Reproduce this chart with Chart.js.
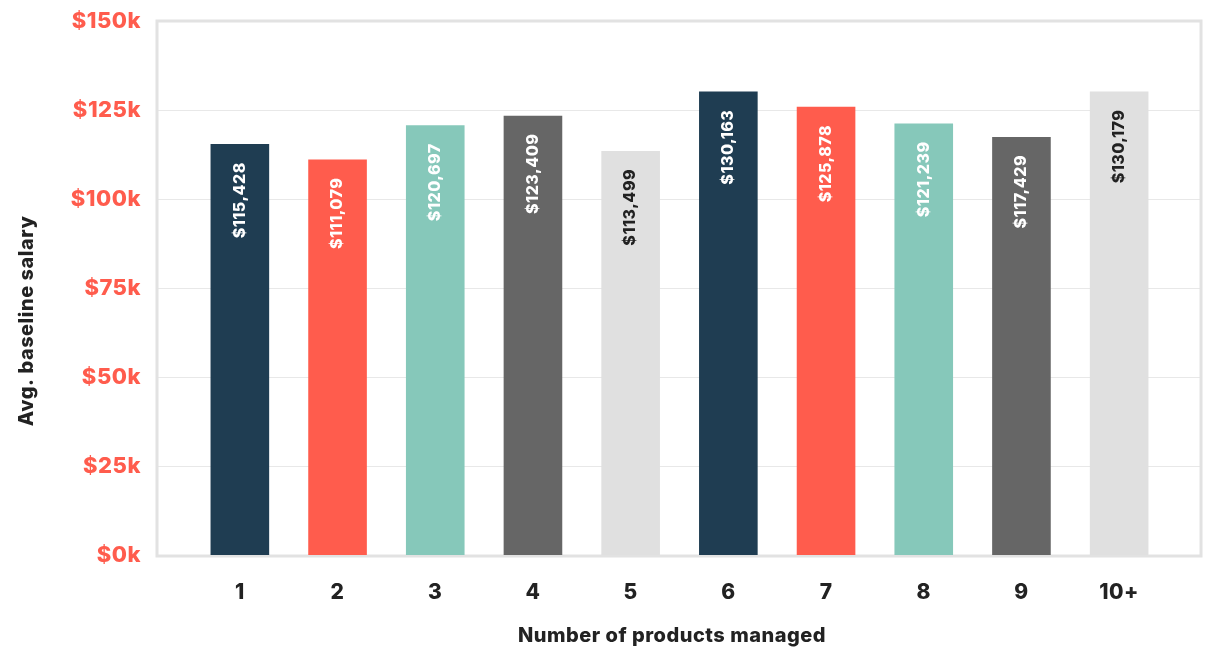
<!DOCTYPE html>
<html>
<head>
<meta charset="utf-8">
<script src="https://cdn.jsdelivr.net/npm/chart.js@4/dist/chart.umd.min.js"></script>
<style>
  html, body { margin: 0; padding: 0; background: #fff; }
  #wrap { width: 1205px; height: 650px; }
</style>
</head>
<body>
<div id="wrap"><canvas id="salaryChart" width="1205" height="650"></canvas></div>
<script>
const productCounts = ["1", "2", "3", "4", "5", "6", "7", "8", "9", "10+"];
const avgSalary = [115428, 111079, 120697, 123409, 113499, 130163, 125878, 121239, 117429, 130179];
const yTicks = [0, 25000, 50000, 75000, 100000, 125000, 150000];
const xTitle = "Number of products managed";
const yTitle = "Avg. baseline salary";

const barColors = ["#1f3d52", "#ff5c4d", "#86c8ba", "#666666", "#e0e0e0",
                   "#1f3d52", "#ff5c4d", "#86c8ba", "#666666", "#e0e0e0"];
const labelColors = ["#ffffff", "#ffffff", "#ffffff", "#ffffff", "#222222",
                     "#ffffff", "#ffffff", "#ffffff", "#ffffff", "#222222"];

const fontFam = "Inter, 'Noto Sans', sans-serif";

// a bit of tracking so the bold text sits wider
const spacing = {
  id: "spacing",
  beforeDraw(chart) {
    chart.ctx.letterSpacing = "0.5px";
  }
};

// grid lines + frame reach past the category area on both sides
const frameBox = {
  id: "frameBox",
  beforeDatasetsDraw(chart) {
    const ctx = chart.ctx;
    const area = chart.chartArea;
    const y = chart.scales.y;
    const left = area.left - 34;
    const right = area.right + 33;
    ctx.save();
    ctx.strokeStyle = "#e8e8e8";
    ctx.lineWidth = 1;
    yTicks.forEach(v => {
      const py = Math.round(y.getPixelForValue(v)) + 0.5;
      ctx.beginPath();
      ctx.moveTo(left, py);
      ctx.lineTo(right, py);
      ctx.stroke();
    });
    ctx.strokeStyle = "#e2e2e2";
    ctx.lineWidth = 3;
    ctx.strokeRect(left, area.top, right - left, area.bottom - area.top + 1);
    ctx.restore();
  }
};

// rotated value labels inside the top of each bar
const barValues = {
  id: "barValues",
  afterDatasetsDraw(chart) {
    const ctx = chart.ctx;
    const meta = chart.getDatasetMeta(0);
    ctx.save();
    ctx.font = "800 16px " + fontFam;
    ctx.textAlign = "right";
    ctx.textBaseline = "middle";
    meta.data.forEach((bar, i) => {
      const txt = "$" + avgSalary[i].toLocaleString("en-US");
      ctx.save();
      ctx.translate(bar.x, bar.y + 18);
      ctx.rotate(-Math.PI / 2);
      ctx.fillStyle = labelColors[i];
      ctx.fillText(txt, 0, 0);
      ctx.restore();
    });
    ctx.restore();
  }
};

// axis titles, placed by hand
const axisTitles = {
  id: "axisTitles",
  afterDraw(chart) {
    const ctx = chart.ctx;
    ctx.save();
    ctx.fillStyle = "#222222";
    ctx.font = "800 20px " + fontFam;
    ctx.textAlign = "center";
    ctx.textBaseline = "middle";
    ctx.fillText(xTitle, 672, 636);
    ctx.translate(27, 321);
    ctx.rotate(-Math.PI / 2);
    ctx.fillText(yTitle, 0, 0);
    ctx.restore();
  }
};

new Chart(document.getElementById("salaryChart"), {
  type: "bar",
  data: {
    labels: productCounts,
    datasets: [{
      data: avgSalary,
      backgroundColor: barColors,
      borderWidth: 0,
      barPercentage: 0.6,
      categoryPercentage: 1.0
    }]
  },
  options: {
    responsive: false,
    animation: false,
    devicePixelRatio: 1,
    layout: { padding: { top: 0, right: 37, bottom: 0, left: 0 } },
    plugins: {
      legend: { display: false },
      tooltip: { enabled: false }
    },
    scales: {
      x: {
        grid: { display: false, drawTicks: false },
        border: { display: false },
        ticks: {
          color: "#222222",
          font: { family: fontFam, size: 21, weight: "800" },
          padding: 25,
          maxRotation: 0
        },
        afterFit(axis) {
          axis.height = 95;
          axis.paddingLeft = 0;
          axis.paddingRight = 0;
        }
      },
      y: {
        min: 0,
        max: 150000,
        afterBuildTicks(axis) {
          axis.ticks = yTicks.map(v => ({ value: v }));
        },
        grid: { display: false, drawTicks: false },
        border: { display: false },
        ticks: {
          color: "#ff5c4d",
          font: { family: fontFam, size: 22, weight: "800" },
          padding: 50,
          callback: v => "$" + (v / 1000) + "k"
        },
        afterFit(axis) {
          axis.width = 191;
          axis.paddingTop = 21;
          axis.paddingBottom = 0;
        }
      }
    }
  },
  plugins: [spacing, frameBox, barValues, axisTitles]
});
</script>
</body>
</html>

---

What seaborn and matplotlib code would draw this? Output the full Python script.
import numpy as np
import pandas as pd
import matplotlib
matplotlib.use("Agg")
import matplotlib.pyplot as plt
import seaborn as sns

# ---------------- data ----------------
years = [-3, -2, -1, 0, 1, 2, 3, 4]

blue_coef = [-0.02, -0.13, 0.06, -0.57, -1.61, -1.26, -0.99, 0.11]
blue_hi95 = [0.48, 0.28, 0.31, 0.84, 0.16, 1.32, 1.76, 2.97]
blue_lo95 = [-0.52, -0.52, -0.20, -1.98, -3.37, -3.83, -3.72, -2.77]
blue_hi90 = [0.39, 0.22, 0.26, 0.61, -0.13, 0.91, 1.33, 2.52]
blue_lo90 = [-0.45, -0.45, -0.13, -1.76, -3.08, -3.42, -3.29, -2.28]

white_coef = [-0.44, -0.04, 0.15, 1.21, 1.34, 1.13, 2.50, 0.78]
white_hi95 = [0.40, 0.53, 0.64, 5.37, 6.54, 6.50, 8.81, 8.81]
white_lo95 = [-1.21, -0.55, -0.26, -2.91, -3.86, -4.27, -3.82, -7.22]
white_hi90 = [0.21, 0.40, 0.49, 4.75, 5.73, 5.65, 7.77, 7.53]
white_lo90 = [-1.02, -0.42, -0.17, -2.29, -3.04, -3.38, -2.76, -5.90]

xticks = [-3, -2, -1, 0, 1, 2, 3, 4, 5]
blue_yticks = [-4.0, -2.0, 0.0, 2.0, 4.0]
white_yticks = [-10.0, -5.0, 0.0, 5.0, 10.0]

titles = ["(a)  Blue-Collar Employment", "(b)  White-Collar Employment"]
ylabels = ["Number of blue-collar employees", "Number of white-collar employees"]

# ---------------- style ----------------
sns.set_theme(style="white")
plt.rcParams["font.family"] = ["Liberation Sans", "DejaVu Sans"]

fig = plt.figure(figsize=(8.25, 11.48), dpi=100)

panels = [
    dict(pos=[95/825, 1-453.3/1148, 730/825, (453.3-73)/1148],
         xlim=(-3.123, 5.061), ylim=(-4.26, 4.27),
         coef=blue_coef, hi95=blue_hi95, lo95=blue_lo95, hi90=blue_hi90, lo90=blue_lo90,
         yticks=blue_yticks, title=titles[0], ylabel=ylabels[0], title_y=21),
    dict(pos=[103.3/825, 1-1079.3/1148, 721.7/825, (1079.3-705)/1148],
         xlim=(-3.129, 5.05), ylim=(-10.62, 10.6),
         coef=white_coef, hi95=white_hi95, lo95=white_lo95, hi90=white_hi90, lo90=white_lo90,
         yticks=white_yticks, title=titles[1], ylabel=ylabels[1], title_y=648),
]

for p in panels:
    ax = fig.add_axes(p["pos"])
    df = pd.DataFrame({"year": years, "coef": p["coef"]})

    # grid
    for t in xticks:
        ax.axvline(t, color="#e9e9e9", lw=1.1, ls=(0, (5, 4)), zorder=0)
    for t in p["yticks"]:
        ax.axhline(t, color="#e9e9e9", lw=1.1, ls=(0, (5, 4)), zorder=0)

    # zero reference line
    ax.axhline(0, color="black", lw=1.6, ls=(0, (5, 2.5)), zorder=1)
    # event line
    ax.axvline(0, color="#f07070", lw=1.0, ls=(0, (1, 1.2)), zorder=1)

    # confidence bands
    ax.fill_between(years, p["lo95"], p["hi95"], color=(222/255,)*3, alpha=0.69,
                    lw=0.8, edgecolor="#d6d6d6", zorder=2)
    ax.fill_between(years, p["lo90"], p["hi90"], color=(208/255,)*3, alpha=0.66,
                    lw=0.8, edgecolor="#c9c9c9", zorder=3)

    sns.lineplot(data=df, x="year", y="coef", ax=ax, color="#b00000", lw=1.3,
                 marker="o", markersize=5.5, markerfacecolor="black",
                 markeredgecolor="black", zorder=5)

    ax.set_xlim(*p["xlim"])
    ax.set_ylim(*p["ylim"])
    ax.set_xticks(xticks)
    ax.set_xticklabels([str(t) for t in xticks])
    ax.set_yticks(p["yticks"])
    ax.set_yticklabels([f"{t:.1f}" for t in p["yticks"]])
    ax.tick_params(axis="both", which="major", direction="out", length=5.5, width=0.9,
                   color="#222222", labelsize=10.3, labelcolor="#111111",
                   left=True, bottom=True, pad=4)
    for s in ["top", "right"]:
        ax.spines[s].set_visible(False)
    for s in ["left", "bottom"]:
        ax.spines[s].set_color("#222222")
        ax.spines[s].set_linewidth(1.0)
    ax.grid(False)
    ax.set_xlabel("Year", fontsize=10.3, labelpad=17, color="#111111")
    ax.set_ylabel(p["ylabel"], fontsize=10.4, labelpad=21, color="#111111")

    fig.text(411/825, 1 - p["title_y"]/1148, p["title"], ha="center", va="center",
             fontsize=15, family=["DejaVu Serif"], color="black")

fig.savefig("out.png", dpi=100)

---

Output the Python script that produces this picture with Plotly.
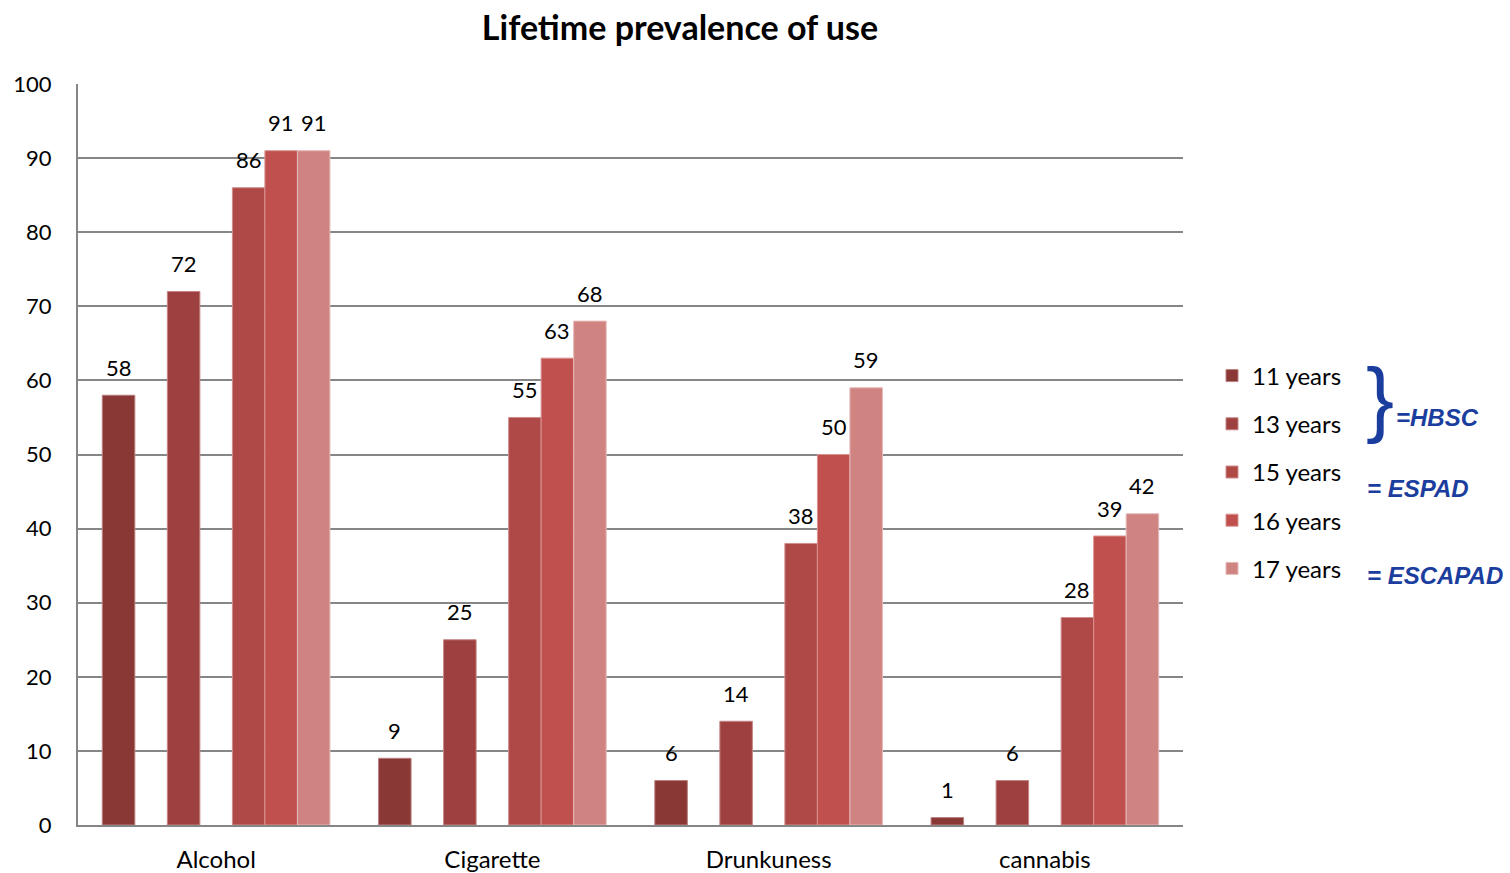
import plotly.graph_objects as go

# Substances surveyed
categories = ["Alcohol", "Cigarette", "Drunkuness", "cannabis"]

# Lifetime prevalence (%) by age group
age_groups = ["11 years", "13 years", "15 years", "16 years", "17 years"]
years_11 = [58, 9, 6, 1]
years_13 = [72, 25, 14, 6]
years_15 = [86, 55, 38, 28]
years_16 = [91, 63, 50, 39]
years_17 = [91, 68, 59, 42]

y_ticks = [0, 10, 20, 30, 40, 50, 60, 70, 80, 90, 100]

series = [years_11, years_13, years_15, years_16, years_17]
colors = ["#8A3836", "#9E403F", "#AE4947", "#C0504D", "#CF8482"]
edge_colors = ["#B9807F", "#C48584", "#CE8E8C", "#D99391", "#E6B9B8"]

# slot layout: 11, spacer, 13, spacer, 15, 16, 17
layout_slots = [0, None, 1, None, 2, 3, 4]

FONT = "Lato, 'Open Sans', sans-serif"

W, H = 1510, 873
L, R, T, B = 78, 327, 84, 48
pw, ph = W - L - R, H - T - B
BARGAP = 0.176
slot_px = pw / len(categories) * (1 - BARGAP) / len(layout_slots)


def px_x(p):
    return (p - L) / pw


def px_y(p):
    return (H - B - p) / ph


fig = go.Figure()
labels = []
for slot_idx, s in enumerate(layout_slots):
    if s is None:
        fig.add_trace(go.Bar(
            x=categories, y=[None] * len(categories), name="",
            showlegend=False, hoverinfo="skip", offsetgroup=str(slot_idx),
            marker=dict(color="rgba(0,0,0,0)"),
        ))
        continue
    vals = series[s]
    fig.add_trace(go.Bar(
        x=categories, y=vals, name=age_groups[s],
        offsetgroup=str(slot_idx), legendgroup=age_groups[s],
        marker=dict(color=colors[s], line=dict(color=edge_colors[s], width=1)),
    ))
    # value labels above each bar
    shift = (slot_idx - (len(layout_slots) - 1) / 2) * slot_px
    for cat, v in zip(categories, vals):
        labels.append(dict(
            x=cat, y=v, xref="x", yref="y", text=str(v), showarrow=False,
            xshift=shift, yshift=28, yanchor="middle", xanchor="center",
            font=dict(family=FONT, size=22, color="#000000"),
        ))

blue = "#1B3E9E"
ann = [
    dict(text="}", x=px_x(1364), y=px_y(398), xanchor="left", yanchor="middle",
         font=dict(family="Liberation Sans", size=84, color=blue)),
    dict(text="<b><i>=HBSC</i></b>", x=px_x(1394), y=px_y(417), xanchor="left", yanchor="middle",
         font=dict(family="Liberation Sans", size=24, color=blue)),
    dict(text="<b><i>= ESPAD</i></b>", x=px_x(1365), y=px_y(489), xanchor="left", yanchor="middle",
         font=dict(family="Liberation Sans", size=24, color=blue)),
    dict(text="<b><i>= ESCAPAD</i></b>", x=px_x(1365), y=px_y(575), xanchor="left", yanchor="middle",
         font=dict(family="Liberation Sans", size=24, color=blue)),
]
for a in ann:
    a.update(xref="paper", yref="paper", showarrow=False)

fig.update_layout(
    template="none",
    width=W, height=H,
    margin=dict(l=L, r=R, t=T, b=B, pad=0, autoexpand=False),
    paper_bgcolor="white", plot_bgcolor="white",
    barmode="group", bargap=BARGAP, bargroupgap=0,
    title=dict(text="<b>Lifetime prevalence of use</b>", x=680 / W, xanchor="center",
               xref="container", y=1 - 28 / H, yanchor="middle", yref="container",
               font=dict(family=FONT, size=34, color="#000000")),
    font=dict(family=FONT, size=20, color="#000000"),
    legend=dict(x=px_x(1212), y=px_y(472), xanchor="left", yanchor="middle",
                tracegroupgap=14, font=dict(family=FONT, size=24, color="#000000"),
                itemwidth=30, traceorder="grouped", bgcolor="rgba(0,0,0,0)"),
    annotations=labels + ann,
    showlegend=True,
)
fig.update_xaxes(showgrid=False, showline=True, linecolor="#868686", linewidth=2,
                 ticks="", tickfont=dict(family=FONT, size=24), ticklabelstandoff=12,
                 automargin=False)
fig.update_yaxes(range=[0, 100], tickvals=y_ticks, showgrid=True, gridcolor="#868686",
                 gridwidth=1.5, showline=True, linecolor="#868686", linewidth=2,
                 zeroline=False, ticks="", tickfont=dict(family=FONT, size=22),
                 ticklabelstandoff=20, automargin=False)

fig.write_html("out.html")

TASK STATEMENT: Using the records above, list each line that includes "this".

CORRECT RESPONSE:
Reproduce this chart with Chart.js.
What seaborn and matplotlib code would draw this? Output the full Python script.
Output the Python script that produces this picture with Plotly.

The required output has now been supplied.